“I Should’a Learned Korean” 1/3
I am currently chillin’ at a Cafe Bene. Think Starbucks but classier, hipper, and cozier. Jess came up with the idea of blog posts centering around those moments where we run face first into a language barrier. Considering we had a rather large encounter this weekend, it’s about time I shared the love.
- Saturday night was a friend of a friend’s birthday party somewhere in Seoul, near Gangnam. Skipping over the poor choice of dropping 50,000 Won on a club, Jess, Ashley, Meagan, and I piled into a cab we were hoping would take us home. There’s a very short list of what we can say to the cab drivers. “Suji-gu. Jukjeon-guk. Jukjeon-station. Yongin. Suji, Green Plaza.” This usually ends up getting very repetitive. And wouldn’t you know it, even with GPS, cab drivers have no idea where Suji is. Yes, we’re pretty backwater. Jess spent a couple of minutes with the afore mentioned dialogue. The cabbie spent maybe just as much time trying to type it into his GPS. Then we were off! It should have only taken us about half an hour to get home, at roughly 30,000 Won for the ride. We knew something was up when we weren’t on the highway. Then again, when we passed Dongbaek, which is a way south of Suji. Jess again said, “Jukjeon-guk” and he pulled over, retyped in the directions, and we made a u-turn. We ended up getting out of the cab before our final destination because we finally figured out where we were when the cabbie was still super confused. 42,000 Won and over an hour later, we’re home.Maybe it was our accents.
- When you go to some restaurants here as a group, the hosts want to know how many people are eating. So if there are four people, and a dish can feed two people, you’d get two orders. We ran into this problem when we had pork kebabs. There were five of us, and we apparently ended up getting five orders, which probably could have fed 8-10 people. Tonight, we went out for Shabu Shabu and spent several minutes trying to tell the hostess what we wanted and how many people it would feed. There were five of us, and one order of shabu can feed two people. I think she was concerned we wouldn’t have enough food for everyone. We added an order of dumplings, and did our best to assure her that we’d be okay. I don’t know what we’re going to do without Rebecca here to mime our food orders.

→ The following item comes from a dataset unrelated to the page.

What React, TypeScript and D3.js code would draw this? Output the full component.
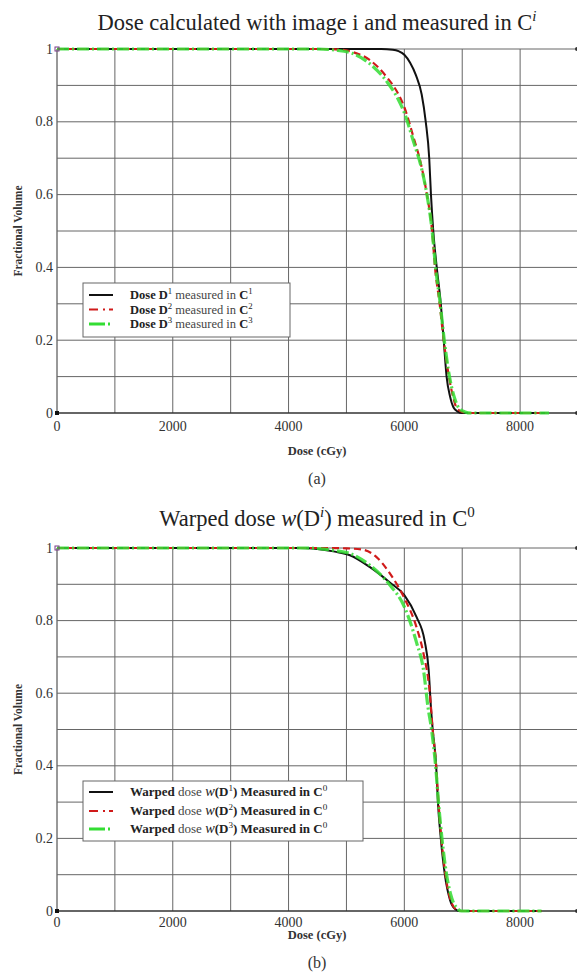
import * as d3 from 'd3';

// dose axis ticks (cGy) and volume ticks
const doseTicks = [0, 2000, 4000, 6000, 8000];
const volTicks = [0, 0.2, 0.4, 0.6, 0.8, 1];

// panel (a): dose calculated with image i, measured in C^i
const aDose1 = [0, 5600, 5800, 5900, 6000, 6100, 6200, 6300, 6370, 6430, 6460, 6500, 6560, 6630, 6680, 6730, 6790, 6850, 6920, 7000, 8450];
const aVol1 = [1, 1, 0.998, 0.994, 0.984, 0.962, 0.928, 0.875, 0.8, 0.7, 0.6, 0.5, 0.4, 0.3, 0.2, 0.1, 0.045, 0.015, 0.004, 0, 0];
const aDose2 = [0, 4600, 4900, 5100, 5400, 5700, 5900, 6000, 6150, 6300, 6390, 6480, 6530, 6610, 6680, 6770, 6850, 6900, 7000, 7100, 8450];
const aVol2 = [1, 1, 0.998, 0.992, 0.97, 0.922, 0.875, 0.84, 0.762, 0.675, 0.6, 0.5, 0.4, 0.3, 0.2, 0.1, 0.04, 0.015, 0.003, 0, 0];
const aDose3 = [0, 4500, 4800, 5100, 5400, 5700, 5900, 6000, 6150, 6300, 6390, 6480, 6540, 6620, 6690, 6780, 6870, 6950, 7050, 7150, 8500];
const aVol3 = [1, 1, 0.997, 0.988, 0.96, 0.91, 0.86, 0.825, 0.75, 0.67, 0.6, 0.5, 0.4, 0.3, 0.2, 0.1, 0.04, 0.012, 0.003, 0, 0];

// panel (b): warped dose measured in C^0
const bDose1 = [0, 4200, 4500, 4800, 5060, 5400, 5750, 6000, 6210, 6350, 6420, 6460, 6490, 6550, 6580, 6630, 6700, 6790, 6880, 6960, 8370];
const bVol1 = [1, 1, 0.997, 0.99, 0.98, 0.948, 0.905, 0.87, 0.81, 0.745, 0.665, 0.56, 0.5, 0.4, 0.3, 0.2, 0.1, 0.03, 0.005, 0, 0];
const bDose2 = [0, 4600, 5000, 5290, 5520, 5750, 6000, 6210, 6330, 6440, 6490, 6550, 6590, 6640, 6710, 6800, 6880, 6960, 8370];
const bVol2 = [1, 1, 0.999, 0.995, 0.975, 0.93, 0.862, 0.782, 0.71, 0.6, 0.5, 0.4, 0.3, 0.2, 0.1, 0.03, 0.006, 0, 0];
const bDose3 = [0, 4300, 4600, 4800, 5060, 5400, 5750, 6000, 6210, 6330, 6410, 6470, 6540, 6590, 6650, 6730, 6820, 6900, 6990, 8370];
const bVol3 = [1, 1, 0.997, 0.993, 0.985, 0.953, 0.898, 0.838, 0.74, 0.665, 0.56, 0.5, 0.4, 0.3, 0.2, 0.1, 0.035, 0.01, 0, 0];

const FONT = '"Liberation Serif", "DejaVu Serif", serif';

const STYLES = [
  { stroke: '#111', width: 2, dash: undefined as string | undefined },
  { stroke: '#d01a1a', width: 2.2, dash: '7,4' },
  { stroke: '#33dd33', width: 3.2, dash: '12,3,2,3' },
];

type Series = { dose: number[]; vol: number[] };

function Sup({ children }: { children: string }) {
  return (
    <tspan dy={-5} fontSize="0.7em">{children}</tspan>
  );
}

function Panel({ top, bottom, series, title, legend, legendBox, label }: {
  top: number; bottom: number; series: Series[]; title: any; legend: any[];
  legendBox: { x: number; y: number; w: number; h: number; rows: number[]; fs: number };
  label: { axis: number; cap: number; tag: string };
}) {
  const x = d3.scaleLinear().domain([0, 9000]).range([57, 578]);
  const y = d3.scaleLinear().domain([0, 1]).range([bottom, top]);
  const line = d3.line<[number, number]>().x(d => x(d[0])).y(d => y(d[1])).curve(d3.curveMonotoneX);
  const xGrid = d3.range(0, 9001, 1000);
  const yGrid = d3.range(0, 11).map(i => i / 10);
  const lb = legendBox;
  return (
    <g>
      {title}
      {xGrid.map(v => (
        <line key={'x' + v} x1={x(v)} x2={x(v)} y1={y(0)} y2={y(1)} stroke={v === 0 ? '#333' : '#666'} strokeWidth={1} />
      ))}
      {yGrid.map(v => (
        <line key={'y' + v} x1={x(0)} x2={x(9000)} y1={y(v)} y2={y(v)} stroke={v === 0 ? '#333' : '#666'} strokeWidth={v === 0 ? 1.3 : 1} />
      ))}
      {series.map((s, i) => (
        <path key={i} d={line(s.dose.map((d, j) => [d, s.vol[j]]) as [number, number][]) || ''}
          fill="none" stroke={STYLES[i].stroke} strokeWidth={STYLES[i].width}
          strokeDasharray={STYLES[i].dash} strokeOpacity={i === 2 ? 0.85 : 1} />
      ))}
      <rect x={x(0) - 2} y={y(1) - 2} width={4} height={4} fill="none" stroke="#7a3a8a" strokeWidth={1} />
      <rect x={x(0) - 2} y={y(0) - 2} width={4} height={4} fill="#111" />
      <circle cx={577} cy={y(1)} r={2} fill="#333" />
      <circle cx={577} cy={y(0)} r={2} fill="#333" />
      {doseTicks.map(v => (
        <text key={'tx' + v} x={x(v)} y={label.axis} textAnchor="middle" fontSize={14} fontFamily={FONT} fill="#333">{v}</text>
      ))}
      {volTicks.map(v => (
        <text key={'ty' + v} x={53} y={y(v) + 4.5} textAnchor="end" fontSize={14} fontFamily={FONT} fill="#333">{v}</text>
      ))}
      <text x={317} y={label.cap} textAnchor="middle" fontSize={12.5} fontWeight="bold" fontFamily={FONT} fill="#333">Dose (cGy)</text>
      <text x={317} y={label.cap + 29} textAnchor="middle" fontSize={16} fontFamily={FONT} fill="#333">{label.tag}</text>
      <text transform={`translate(22,${(y(0) + y(1)) / 2}) rotate(-90)`} textAnchor="middle" fontSize={11.5} fontWeight="bold" fontFamily={FONT} fill="#333">Fractional Volume</text>
      <rect x={lb.x} y={lb.y} width={lb.w} height={lb.h} fill="#fff" stroke="#666" strokeWidth={1} />
      {legend.map((content, i) => (
        <g key={'lg' + i}>
          <line x1={lb.x + 6} x2={lb.x + 30} y1={lb.rows[i]} y2={lb.rows[i]} stroke={STYLES[i].stroke}
            strokeWidth={STYLES[i].width} strokeDasharray={i === 1 ? '9,5,2,4' : i === 2 ? '16,3,2,4' : undefined} />
          <text x={lb.x + 47} y={lb.rows[i] + 4} fontSize={lb.fs} fontFamily={FONT} fill="#222">{content}</text>
        </g>
      ))}
    </g>
  );
}

export default function App() {
  const seriesA = [
    { dose: aDose1, vol: aVol1 },
    { dose: aDose2, vol: aVol2 },
    { dose: aDose3, vol: aVol3 },
  ];
  const seriesB = [
    { dose: bDose1, vol: bVol1 },
    { dose: bDose2, vol: bVol2 },
    { dose: bDose3, vol: bVol3 },
  ];
  const legendA = ['1', '2', '3'].map(n => (
    <>
      <tspan fontWeight="bold">Dose D</tspan><Sup>{n}</Sup>
      <tspan dy={5} fill="#444"> measured in </tspan>
      <tspan fontWeight="bold">C</tspan><Sup>{n}</Sup>
    </>
  ));
  const legendB = ['1', '2', '3'].map(n => (
    <>
      <tspan fontWeight="bold">Warped</tspan><tspan fill="#444"> dose </tspan>
      <tspan fontStyle="italic" fontSize="1.1em">w</tspan><tspan fontWeight="bold">(D</tspan><Sup>{n}</Sup>
      <tspan dy={5} fontWeight="bold">) Measured in C</tspan><Sup>0</Sup>
    </>
  ));
  return (
    <svg width={577} height={975} style={{ position: 'absolute', left: 0, top: 0, background: '#fff' }}>
      <Panel top={49} bottom={413} series={seriesA}
        title={
          <text x={317} y={30} textAnchor="middle" fontSize={22.5} fontFamily={FONT} fill="#222">
            Dose calculated with image i and measured in C<tspan dy={-9} fontSize={15} fontStyle="italic">i</tspan>
          </text>
        }
        legend={legendA}
        legendBox={{ x: 83, y: 283, w: 207, h: 54, rows: [295, 309.5, 324], fs: 12.5 }}
        label={{ axis: 431, cap: 455, tag: '(a)' }} />
      <Panel top={548} bottom={911} series={seriesB}
        title={
          <text x={317} y={526} textAnchor="middle" fontSize={22.5} fontFamily={FONT} fill="#222">
            Warped dose <tspan fontStyle="italic">w</tspan>(D<tspan dy={-9} fontSize={15} fontStyle="italic">i</tspan><tspan dy={9}>) measured in C</tspan><tspan dy={-9} fontSize={15}>0</tspan>
          </text>
        }
        legend={legendB}
        legendBox={{ x: 83, y: 781, w: 280, h: 60, rows: [792, 811, 829], fs: 13 }}
        label={{ axis: 927, cap: 939, tag: '(b)' }} />
    </svg>
  );
}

- There’s a kimbap shop right next to work. It’s cheap and one of the favorite places to go. However, the menu’s in Korean. And we’re not talking about menus on your table, we’re talking about plastered across the walls. (For more info, check out Christine’s post about “The Healthy Fast Food”.) How do you begin to order if you don’t know Korean? Well, I’ve had to rely on the tastes of my friends. Rebecca took me out to lunch there in January and I had some bulgogi dish, which was pretty decent. Then Jess and Meagan said I should try the cheese dokas (I know the spelling is incorrect, but that’s what it sounds like.) and it was delicious. It’s the closest thing I’m likely to get to schnitzel this far from Germany. Breaded pork with gravy and rice. You can get it with or without cheese inside. YUMMY and filling. I was in the mood for some soup, or jji-gae (chee-gae), and Meagan said I should try the budae jjigae, which I pronounce “Buddha Cheegae”. It was super hot, but good. The serving sizes are always too large for me to finish, but it’s nice to have something warm on a cold day.
- This one quite literally JUST HAPPENED. I went to order a hot chocolate, but I didn’t see it anywhere. I thought “Chocolate Frapeno” would be as close as I could get, since it was listed under the “Not Coffee” section. The guy taking my order said something like “pee-ping?”. And I’m thinking he was speaking Korean, so obviously I have no idea how to answer his question. He turned to the guy behind him and the other man clarified, “Whipped cream?” OH YEAH! Well of course! A few minutes later, I look and see my beverage is not in a warm and snuggly mug, but rather a cold plastic cup. What? No hot chocolate? WHAT? It’s alright though, considering it’s basically all I asked for only cold. It’s more like ice cream in a cup than anything else, so who am I to argue with that?
Look forward to more instances of “I Should’a Learned Korean”, as I’m sure there will be many! For now, I’ll leave you with some pictures and yes, I’ll even make an appearance. (Since my mom’s been mentioning that I should.) Also, good news, my first paycheck finally came in today! Huzzah!